• [WHAT THE TASK ASKS]
Would you transcribe the listing that follows, character for character, and omit its images?

• [MATERIAL PROVIDED]
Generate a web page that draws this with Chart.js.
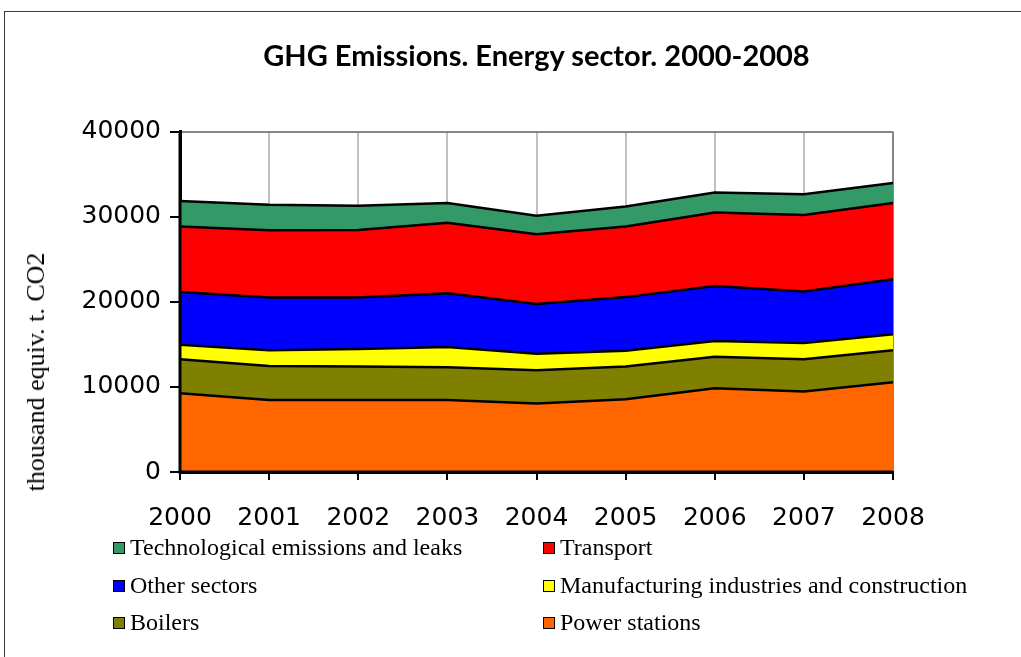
<!DOCTYPE html>
<html>
<head>
<meta charset="utf-8">
<title>GHG Emissions. Energy sector. 2000-2008</title>
<script src="https://cdn.jsdelivr.net/npm/chart.js@4/dist/chart.umd.min.js"></script>
<style>
  html, body { margin: 0; padding: 0; background: #fff; }
  #wrap { position: relative; width: 1021px; height: 657px; overflow: hidden; }
  #frame {
    position: absolute; left: 4px; top: 11px; width: 1100px; height: 700px;
    border: 1.5px solid #3a3a3a; box-sizing: border-box;
  }
  #chart { position: absolute; left: 0; top: 0; }
  #title {
    position: absolute; left: 180px; width: 713px; top: 37px;
    text-align: center; font: bold 29px Lato, "Open Sans", sans-serif;
    color: #000;
  }
  #ytitle {
    position: absolute; left: 36px; top: 372px; white-space: nowrap;
    transform: translate(-50%, -50%) rotate(-90deg);
    font: 26px "Liberation Serif", "Times New Roman", serif; color: #000;
  }
  #legend {
    position: absolute; left: 113px; top: 530px;
    font: 24px "Liberation Serif", "Times New Roman", serif; color: #000;
  }
  .item { position: absolute; white-space: nowrap; line-height: 34px; height: 34px; }
  .box {
    display: inline-block; width: 10px; height: 10px; border: 1.5px solid #000;
    margin-right: 5px; vertical-align: 1px;
  }
</style>
</head>
<body>
<div id="wrap">
  <div id="frame"></div>
  <canvas id="chart" width="1021" height="657"></canvas>
  <div id="title">GHG Emissions. Energy sector. 2000-2008</div>
  <div id="ytitle">thousand equiv. t. CO2</div>
  <div id="legend"></div>
</div>
<script>
// ---------- DATA (thousand t CO2 eq.) ----------
const years = ["2000", "2001", "2002", "2003", "2004", "2005", "2006", "2007", "2008"];

const powerStations = [9250, 8450, 8450, 8450, 8050, 8550, 9850, 9450, 10550];
const boilers       = [4000, 4000, 3950, 3850, 3900, 3850, 3700, 3800, 3750];
const manufacturing = [1700, 1850, 2050, 2400, 1950, 1850, 1850, 1900, 1900];
const otherSectors  = [6200, 6200, 6050, 6300, 5850, 6300, 6450, 6050, 6450];
const transport     = [7700, 7900, 7950, 8300, 8200, 8300, 8650, 9000, 8950];
const technological = [3000, 3000, 2850, 2300, 2150, 2350, 2350, 2450, 2350];

const yTicks = [0, 10000, 20000, 30000, 40000];

// bottom -> top stacking order
const series = [
  { label: "Power stations", data: powerStations, color: "#FF6600" },
  { label: "Boilers", data: boilers, color: "#808000" },
  { label: "Manufacturing industries and construction", data: manufacturing, color: "#FFFF00" },
  { label: "Other sectors", data: otherSectors, color: "#0000FF" },
  { label: "Transport", data: transport, color: "#FF0000" },
  { label: "Technological emissions and leaks", data: technological, color: "#339966" },
];

// legend: two columns, top item is the last series
const legendOrder = [5, 4, 3, 2, 1, 0];

// ---------- AXIS LINES ON TOP OF THE AREAS ----------
const axisFrame = {
  id: "axisFrame",
  afterDatasetsDraw(chart) {
    const { ctx, chartArea } = chart;
    ctx.save();
    ctx.strokeStyle = "#000";
    ctx.lineWidth = 3;
    ctx.beginPath();
    ctx.moveTo(chartArea.left, chartArea.top);
    ctx.lineTo(chartArea.left, chartArea.bottom);
    ctx.lineTo(chartArea.right, chartArea.bottom);
    ctx.stroke();
    ctx.restore();
  },
};

const chart = new Chart(document.getElementById("chart"), {
  type: "line",
  data: {
    labels: years,
    datasets: series.map((s, i) => ({
      label: s.label,
      data: s.data,
      backgroundColor: s.color,
      borderColor: "#000",
      borderWidth: 2.5,
      fill: i === 0 ? "origin" : "-1",
      tension: 0,
      pointRadius: 0,
    })),
  },
  options: {
    responsive: false,
    animation: false,
    devicePixelRatio: 1,
    layout: { padding: { left: 12, right: 128, top: 131.6, bottom: 125 } },
    plugins: {
      legend: { display: false },
      title: { display: false },
      tooltip: { enabled: false },
    },
    scales: {
      x: {
        offset: false,
        afterFit: (s) => { s.height = 60; },
        grid: {
          color: (c) => (c.index === years.length - 1 ? "#868686" : "#c0c0c0"),
          lineWidth: 2,
          tickColor: "#000",
          tickLength: 8,
        },
        border: { color: "#000", width: 3 },
        ticks: {
          color: "#000",
          padding: 23,
          maxRotation: 0,
          font: { family: "DejaVu Sans", size: 25 },
        },
      },
      y: {
        stacked: true,
        min: 0,
        max: 40000,
        afterFit: (s) => { s.width = 168; },
        afterBuildTicks: (s) => { s.ticks = yTicks.map((v) => ({ value: v })); },
        grid: {
          color: (c) => (c.tick && c.tick.value === 40000 ? "#868686" : "rgba(0,0,0,0)"),
          lineWidth: 2,
          tickColor: "#000",
          tickLength: 10,
        },
        border: { color: "#000", width: 3 },
        ticks: {
          color: "#000",
          padding: 9,
          callback: (v) => String(v),
          font: { family: "DejaVu Sans", size: 25 },
        },
      },
    },
  },
  plugins: [axisFrame],
});

// ---------- HTML LEGEND ----------
const legendEl = document.getElementById("legend");
legendOrder.forEach((idx, n) => {
  const ds = chart.data.datasets[idx];
  const item = document.createElement("div");
  item.className = "item";
  item.style.left = (n % 2 === 0 ? 0 : 430) + "px";
  item.style.top = Math.floor(n / 2) * 37.5 + "px";
  const box = document.createElement("span");
  box.className = "box";
  box.style.background = ds.backgroundColor;
  item.appendChild(box);
  item.appendChild(document.createTextNode(ds.label));
  legendEl.appendChild(item);
});
</script>
</body>
</html>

• [ANSWER]
Generate a web page that draws this with Chart.js.
<!DOCTYPE html>
<html>
<head>
<meta charset="utf-8">
<title>GHG Emissions. Energy sector. 2000-2008</title>
<script src="https://cdn.jsdelivr.net/npm/chart.js@4/dist/chart.umd.min.js"></script>
<style>
  html, body { margin: 0; padding: 0; background: #fff; }
  #wrap { position: relative; width: 1021px; height: 657px; overflow: hidden; }
  #frame {
    position: absolute; left: 4px; top: 11px; width: 1100px; height: 700px;
    border: 1.5px solid #3a3a3a; box-sizing: border-box;
  }
  #chart { position: absolute; left: 0; top: 0; }
  #title {
    position: absolute; left: 180px; width: 713px; top: 37px;
    text-align: center; font: bold 29px Lato, "Open Sans", sans-serif;
    color: #000;
  }
  #ytitle {
    position: absolute; left: 36px; top: 372px; white-space: nowrap;
    transform: translate(-50%, -50%) rotate(-90deg);
    font: 26px "Liberation Serif", "Times New Roman", serif; color: #000;
  }
  #legend {
    position: absolute; left: 113px; top: 530px;
    font: 24px "Liberation Serif", "Times New Roman", serif; color: #000;
  }
  .item { position: absolute; white-space: nowrap; line-height: 34px; height: 34px; }
  .box {
    display: inline-block; width: 10px; height: 10px; border: 1.5px solid #000;
    margin-right: 5px; vertical-align: 1px;
  }
</style>
</head>
<body>
<div id="wrap">
  <div id="frame"></div>
  <canvas id="chart" width="1021" height="657"></canvas>
  <div id="title">GHG Emissions. Energy sector. 2000-2008</div>
  <div id="ytitle">thousand equiv. t. CO2</div>
  <div id="legend"></div>
</div>
<script>
// ---------- DATA (thousand t CO2 eq.) ----------
const years = ["2000", "2001", "2002", "2003", "2004", "2005", "2006", "2007", "2008"];

const powerStations = [9250, 8450, 8450, 8450, 8050, 8550, 9850, 9450, 10550];
const boilers       = [4000, 4000, 3950, 3850, 3900, 3850, 3700, 3800, 3750];
const manufacturing = [1700, 1850, 2050, 2400, 1950, 1850, 1850, 1900, 1900];
const otherSectors  = [6200, 6200, 6050, 6300, 5850, 6300, 6450, 6050, 6450];
const transport     = [7700, 7900, 7950, 8300, 8200, 8300, 8650, 9000, 8950];
const technological = [3000, 3000, 2850, 2300, 2150, 2350, 2350, 2450, 2350];

const yTicks = [0, 10000, 20000, 30000, 40000];

// bottom -> top stacking order
const series = [
  { label: "Power stations", data: powerStations, color: "#FF6600" },
  { label: "Boilers", data: boilers, color: "#808000" },
  { label: "Manufacturing industries and construction", data: manufacturing, color: "#FFFF00" },
  { label: "Other sectors", data: otherSectors, color: "#0000FF" },
  { label: "Transport", data: transport, color: "#FF0000" },
  { label: "Technological emissions and leaks", data: technological, color: "#339966" },
];

// legend: two columns, top item is the last series
const legendOrder = [5, 4, 3, 2, 1, 0];

// ---------- AXIS LINES ON TOP OF THE AREAS ----------
const axisFrame = {
  id: "axisFrame",
  afterDatasetsDraw(chart) {
    const { ctx, chartArea } = chart;
    ctx.save();
    ctx.strokeStyle = "#000";
    ctx.lineWidth = 3;
    ctx.beginPath();
    ctx.moveTo(chartArea.left, chartArea.top);
    ctx.lineTo(chartArea.left, chartArea.bottom);
    ctx.lineTo(chartArea.right, chartArea.bottom);
    ctx.stroke();
    ctx.restore();
  },
};

const chart = new Chart(document.getElementById("chart"), {
  type: "line",
  data: {
    labels: years,
    datasets: series.map((s, i) => ({
      label: s.label,
      data: s.data,
      backgroundColor: s.color,
      borderColor: "#000",
      borderWidth: 2.5,
      fill: i === 0 ? "origin" : "-1",
      tension: 0,
      pointRadius: 0,
    })),
  },
  options: {
    responsive: false,
    animation: false,
    devicePixelRatio: 1,
    layout: { padding: { left: 12, right: 128, top: 131.6, bottom: 125 } },
    plugins: {
      legend: { display: false },
      title: { display: false },
      tooltip: { enabled: false },
    },
    scales: {
      x: {
        offset: false,
        afterFit: (s) => { s.height = 60; },
        grid: {
          color: (c) => (c.index === years.length - 1 ? "#868686" : "#c0c0c0"),
          lineWidth: 2,
          tickColor: "#000",
          tickLength: 8,
        },
        border: { color: "#000", width: 3 },
        ticks: {
          color: "#000",
          padding: 23,
          maxRotation: 0,
          font: { family: "DejaVu Sans", size: 25 },
        },
      },
      y: {
        stacked: true,
        min: 0,
        max: 40000,
        afterFit: (s) => { s.width = 168; },
        afterBuildTicks: (s) => { s.ticks = yTicks.map((v) => ({ value: v })); },
        grid: {
          color: (c) => (c.tick && c.tick.value === 40000 ? "#868686" : "rgba(0,0,0,0)"),
          lineWidth: 2,
          tickColor: "#000",
          tickLength: 10,
        },
        border: { color: "#000", width: 3 },
        ticks: {
          color: "#000",
          padding: 9,
          callback: (v) => String(v),
          font: { family: "DejaVu Sans", size: 25 },
        },
      },
    },
  },
  plugins: [axisFrame],
});

// ---------- HTML LEGEND ----------
const legendEl = document.getElementById("legend");
legendOrder.forEach((idx, n) => {
  const ds = chart.data.datasets[idx];
  const item = document.createElement("div");
  item.className = "item";
  item.style.left = (n % 2 === 0 ? 0 : 430) + "px";
  item.style.top = Math.floor(n / 2) * 37.5 + "px";
  const box = document.createElement("span");
  box.className = "box";
  box.style.background = ds.backgroundColor;
  item.appendChild(box);
  item.appendChild(document.createTextNode(ds.label));
  legendEl.appendChild(item);
});
</script>
</body>
</html>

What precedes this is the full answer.